Salmon with Coconut Rice and Nectarine Cucumber Salsa

Ingredients
2 - 6 ounce salmon fillets 
2 tablespoons olive oil
1 cup cucumber, chopped
1 nectarine, chopped
1/2 cup red onion, diced
1 tablespoon fresh mint, chopped
1/2 lime, juiced

Preheat oven to 350 degrees.

Rinse and pat the salmon dry.  Season with salt and pepper and set aside.

In a medium mixing bowl combine the cucumber, nectarine, red onion, 1 tablespoon of mint and fresh squeezed lime juice.  Place the salsa in the refrigerator until the rest of the meal is done to keep cool and marinate the flavors together.

In a large cast iron heat the olive oil over medium high heat.  Carefully place the salmon in the pan skin side down.  Cook for about 5-7 minutes.  Gently turn the salmon over and cook for another 1-2 minutes.  Turn the salmon back over to the skin side and place it in the oven and bake for about 15 minutes.  Remove from the oven and allow to rest for 5 minutes.

Coconut Rice

Ingredients
1/2 cup unsweetened shredded coconut
1 cup water
1 - 13.5 ounce can coconut milk (I prefer low fat)
1/4 teaspoon salt
1-1/2 cup jasmine rice

Heat a small pan over medium heat, add the shredded coconut.  Stirring continuously, cook the coconut until toasted and slightly brown.  Pour into a small bowl to cool.

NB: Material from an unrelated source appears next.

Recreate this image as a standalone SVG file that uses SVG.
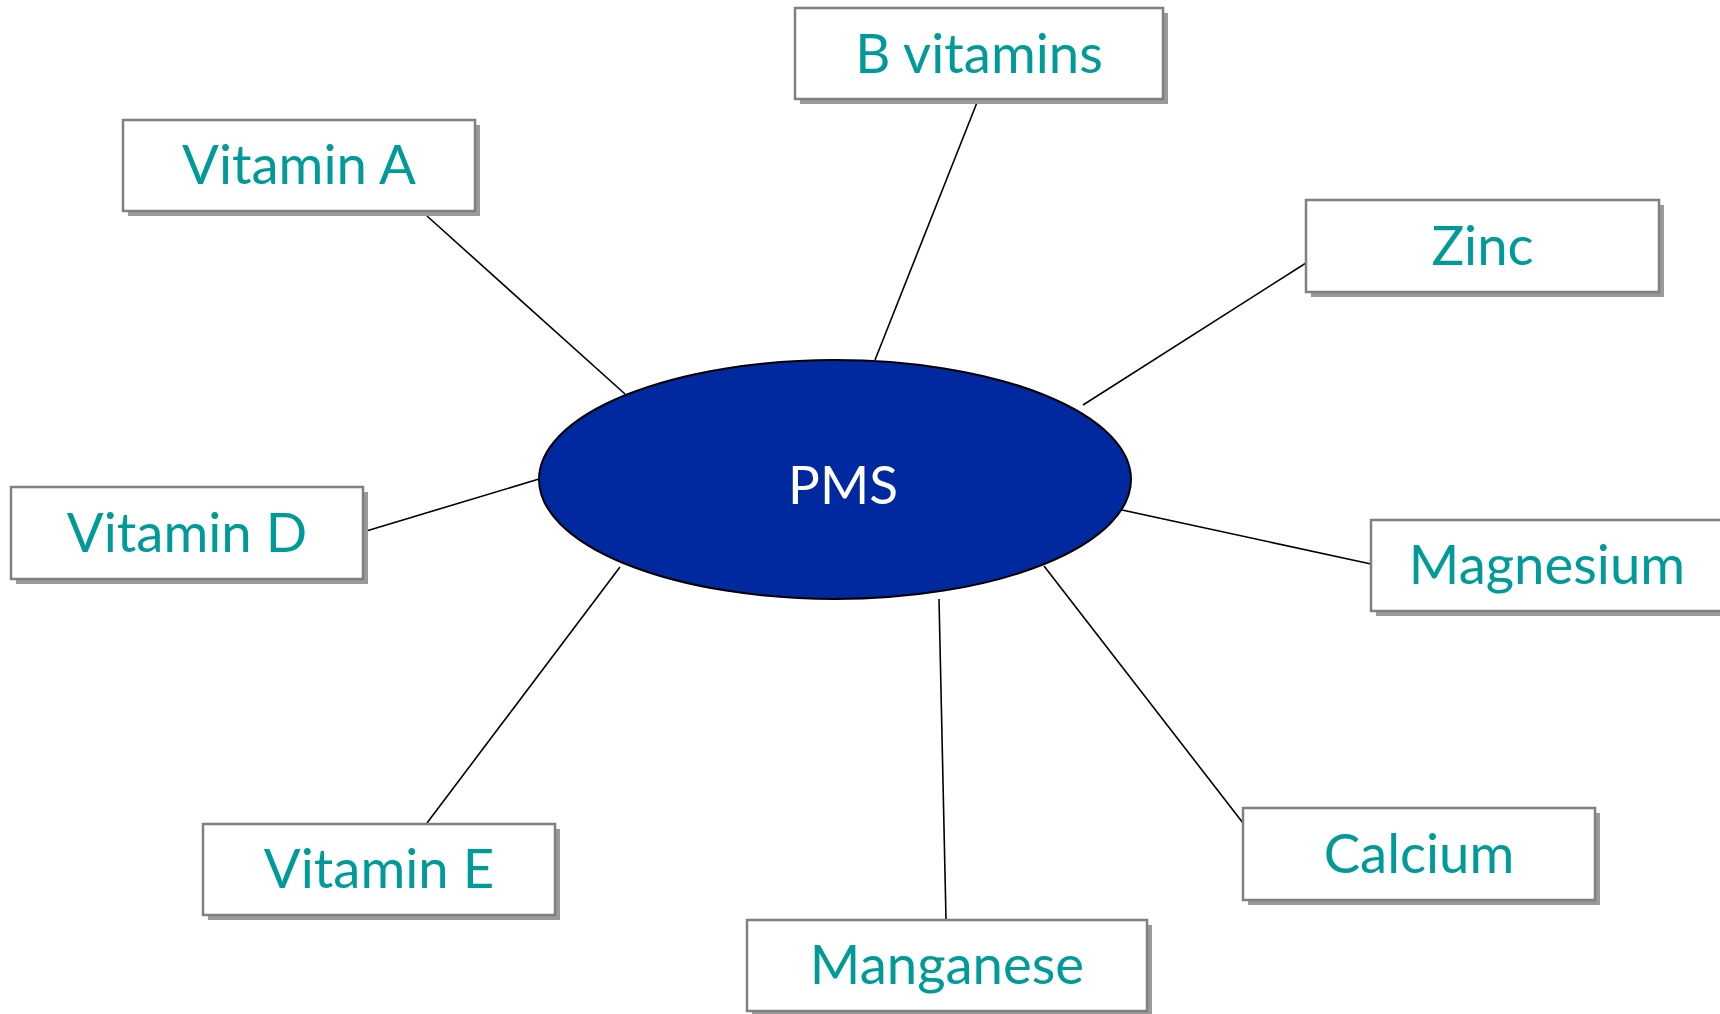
<svg xmlns="http://www.w3.org/2000/svg" width="1720" height="1014" viewBox="0 0 1720 1014">
<style>
.box{fill:#ffffff;stroke:#808080;stroke-width:2.5}
.shadow{fill:#9a9a9a}
.lbl{font-family:Lato,"Open Sans",sans-serif;font-size:54.5px;fill:#009b99;text-anchor:middle}
.conn line{stroke:#000;stroke-width:1.6}
</style>
<rect width="1720" height="1014" fill="#fff"/>
<g id="connectors" class="conn">
<line x1="427" y1="216" x2="625" y2="394"/>
<line x1="978" y1="100" x2="875" y2="360"/>
<line x1="1306" y1="263" x2="1083" y2="405"/>
<line x1="363" y1="532" x2="539" y2="479"/>
<line x1="1371" y1="564" x2="1099" y2="505"/>
<line x1="1243" y1="823" x2="1044" y2="566"/>
<line x1="946" y1="919" x2="939" y2="599"/>
<line x1="427" y1="823" x2="620" y2="567"/>
</g>
<g id="pms">
<ellipse cx="835" cy="479.5" rx="296" ry="119.5" fill="#0029a0" stroke="#000" stroke-width="2"/>
<text x="843" y="504" font-family="Lato,'Open Sans',sans-serif" font-size="53" fill="#fff" text-anchor="middle">PMS</text>
</g>
<g id="b-vitamins">
<rect class="shadow" x="800" y="13" width="368" height="91"/>
<rect class="box" x="795" y="8" width="368" height="91"/>
<text class="lbl" x="979" y="73">B vitamins</text>
</g>
<g id="vitamin-a">
<rect class="shadow" x="128" y="125" width="352" height="91"/>
<rect class="box" x="123" y="120" width="352" height="91"/>
<text class="lbl" x="299" y="184">Vitamin A</text>
</g>
<g id="zinc">
<rect class="shadow" x="1311" y="205" width="353" height="92"/>
<rect class="box" x="1306" y="200" width="353" height="92"/>
<text class="lbl" x="1482.5" y="264.5">Zinc</text>
</g>
<g id="vitamin-d">
<rect class="shadow" x="16" y="492" width="352" height="92"/>
<rect class="box" x="11" y="487" width="352" height="92"/>
<text class="lbl" x="187" y="552">Vitamin D</text>
</g>
<g id="magnesium">
<rect class="shadow" x="1376" y="525" width="352" height="91"/>
<rect class="box" x="1371" y="520" width="352" height="91"/>
<text class="lbl" x="1547" y="584">Magnesium</text>
</g>
<g id="vitamin-e">
<rect class="shadow" x="208" y="829" width="352" height="91"/>
<rect class="box" x="203" y="824" width="352" height="91"/>
<text class="lbl" x="379" y="888">Vitamin E</text>
</g>
<g id="calcium">
<rect class="shadow" x="1248" y="813" width="352" height="92"/>
<rect class="box" x="1243" y="808" width="352" height="92"/>
<text class="lbl" x="1419" y="872.5">Calcium</text>
</g>
<g id="manganese">
<rect class="shadow" x="752" y="925" width="400" height="91"/>
<rect class="box" x="747" y="920" width="400" height="91"/>
<text class="lbl" x="947" y="984">Manganese</text>
</g>
</svg>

In a medium sauce pan bring the water, coconut milk and 1/4 teaspoon of salt to a boil.  Add the rice, stir to combine and reduce the heat to low.  Cover and simmer for about 25-30 minutes or until the liquid has absorbed.  Remove from the heat.  The coconut rice will be a bit stickier that your regular rice.  Fluff the rice with a fork.  Add the toasted coconut, stir to combine.  

Note: If you own a rice cooker, simply put all the ingredients into the rice cooker, stir to combine and let the rice cooker do the cooking for you!

Saturday, August 13, 2016

Summer Seafood: Scallops

After a long run of boozy cocktail posts we are finally here to bring you some food to soak up all the alcohol.  Earlier this summer I had the chance to test out a few recipes during some much needed time off.  It felt so good to put away my dance shoes, break out my knives and pop open a bottle of wine to enjoy while I experimented with my favorite summer time food; seafood!  I really do think we ate clams at least twice in one week and scallops a few different ways including this recipe.  

This dish takes only about 35 minutes to make.  It's super easy and light which makes a perfect summer time meal.  The creamy herb sauce is SO good and makes the dish fresh and vibrant.  I know I'll be making these scallops again soon!



Scallops with Creamy Herb Sauce and Israeli Couscous

Ingredients
6 large scallops, fresh or thawed if frozen
1 red bell pepper, chopped
1 large portabella mushroom, cubed
1 ear of corn, shucked and kernels removed
1-1/3 cups Israeli couscous
1-3/4 cups water or chicken broth
5 tablespoons olive oil
1 tablespoon butter
Salt and pepper to taste
1/4 cup creamy herb sauce (recipe below)

Preheat the oven to broil.

Pat the scallops dry with a paper towel.  Season the scallops with salt and pepper and set aside.

In a medium saucepan, heat 1 tablespoon of olive oil.  Add the couscous to the pan and saute for about five minutes, until lightly browned.  Add the water or chicken broth and bring to a boil then reduce heat to low, cover and simmer for about 20 minutes.  Remove from the heat, fluff the couscous with a fork and set aside.  

In a medium mixing bowl combine the bell pepper, mushrooms and corn and two tablespoons of olive oil.  Season with salt and pepper.  Spread the vegetables onto a foil lined baking sheet and broil in the oven for about 8-10 minutes, until done and slightly charred.  

While the vegetables are roasting, heat 2 tablespoons of olive oil in a large pan or cast iron over medium high heat.  Add the butter and melt.  Carefully place the scallops in the pan and cook for about two minutes until browned.  Gently turn over the scallops and cook for one to two minutes more.  Immediately remove from the pan and place on a paper towel lined plate.


To serve, place about 3/4 cup of couscous onto each plate.  Divide the broiled vegetables between the two plates then carefully place the scallops on top finishing with a generous dollop of the creamy herb sauce.  Makes 2 servings.



Creamy Herb Sauce

Ingredients
1/4 cup cilantro, stems removed
1/2 cup parsley, stems removed
1/4 cup dill, stems removed
2 stalks green onion, trimmed
1 tablespoon olive oil
1/2 small lemon, juiced
1/4 teaspoon salt
1/4 teaspoon pepper
2 tablespoons creme fraƮche

Place all ingredients into a food processor and blend until smooth.  This sauce can be stored in an airtight container in the refrigerator for up to 1 week.